What a luxury tax takes into account is not a team’s revenue advantages, but its willingness to spend its revenues to improve itself. In other words, you can make as much money as you want, but if you spend too much of that money on the players, you’re going to be penalized. This is a great deal for the owners but does nothing for the players or, for that matter, the fans.
Why should the players have their salaries contained when there’s no drag on how much the owners make? The players didn’t invent the system that gives some teams exclusive markets 10 times the size of those of their opponents. Nor are the players the ones who chose to pay Alex Rodriguez $25 million per year. A luxury tax punishes players for the owners’ action or inaction.
But perhaps the worst aspect of a luxury tax, at least as it has worked in the past, is that the tax revenues went to teams at the bottom of the payroll scale. Thus, teams like the Twins and the Expos had an incentive to lowball their players, since that was the basis for receiving the luxury taxes paid by teams like the Yankees and the Braves.
If a luxury tax is adopted, at least this pernicious feature should not be reinstituted. In its place, as suggested above with revenue-sharing, teams receiving proceeds under a luxury tax should be required to spend those amounts on player salaries. While still inferior to a straight revenue-sharing plan, this would be less destructive than the luxury tax’s previous incarnation.

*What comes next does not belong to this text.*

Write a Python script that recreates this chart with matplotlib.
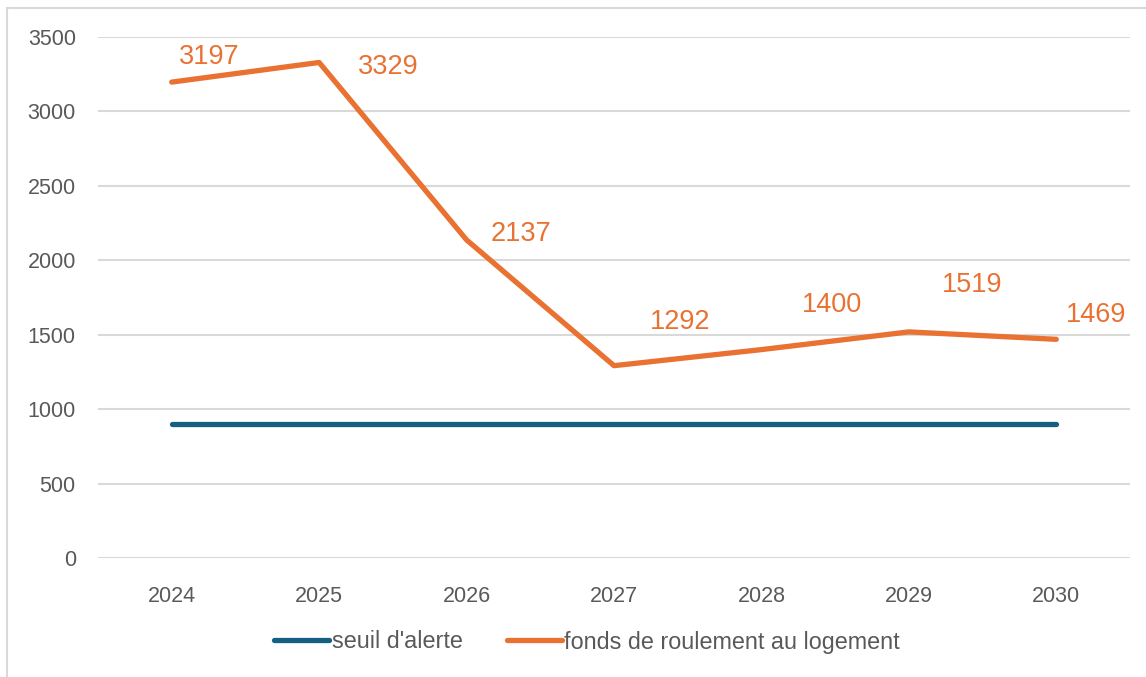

The right settlement between the players and the owners would encompass significantly more revenue-sharing and no luxury tax. The competitive imbalance problem of the owners’ own making, but that the owners whine so much about, would be remedied, yet not at the expense of the players, who are merely seeking to sell their services to the highest bidder.
And instead of rewarding teams for maintaining payrolls below a certain level or penalizing teams for keeping payrolls above a certain level, all teams would be obligated to invest at least a minimum amount of the industry’s revenues in its product, which is the competition between the players on the field. That would be the best outcome for fans.